Santamaria-Perez, D., Morales-Garcia, A., Martinez-Garcia, D., Garcia-Domene, B., Mühle, C., & Jansen, M. (2013). Structural Phase Transitions on AgCuS Stromeyerite Mineral under Compression. Inorganic Chemistry, 52(1), 355-361.


Cite as: https://hdl.handle.net/21.11116/0000-000E-C799-5
Abstract
The structural behavior of mineral Stromeyerite, AgCuS, has been studied by means of angle-dispersive X-ray diffraction measurements up to 13 GPa and ab initio total-energy calculations.
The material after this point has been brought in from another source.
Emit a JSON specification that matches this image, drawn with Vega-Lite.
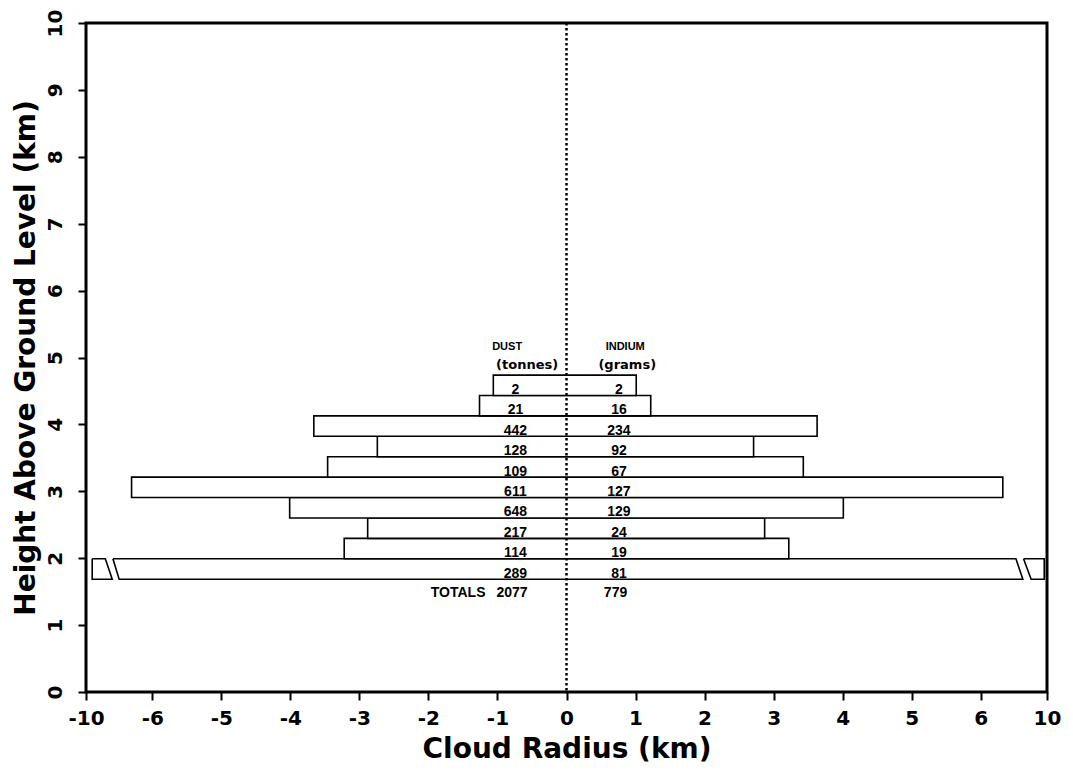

Two high-pressure phase transitions are found at 1.4 and 5.7 GPa, from the initial distorted Ni2In-type phase (AuRbS-type, RP, space group Cmc2(1)) through an anti-PbClF-type phase (HP1, space group P4/nmm) to a monoclinic distortion of this latter phase (HP2, space group P2(1)/m). The collapse of the metal-metal interatomic distances at the RP-HP1 transition suggests a stronger metallic behavior of the high-pressure phase. The compressibility of the lattice parameters and the equation of state of the first pressure-induced phase have been experimentally determined. First-principles calculations present an overall agreement with the experimental results in terms of the high-pressure sequence and provide chemical insight into the AgCuS behavior under hydrostatic pressure.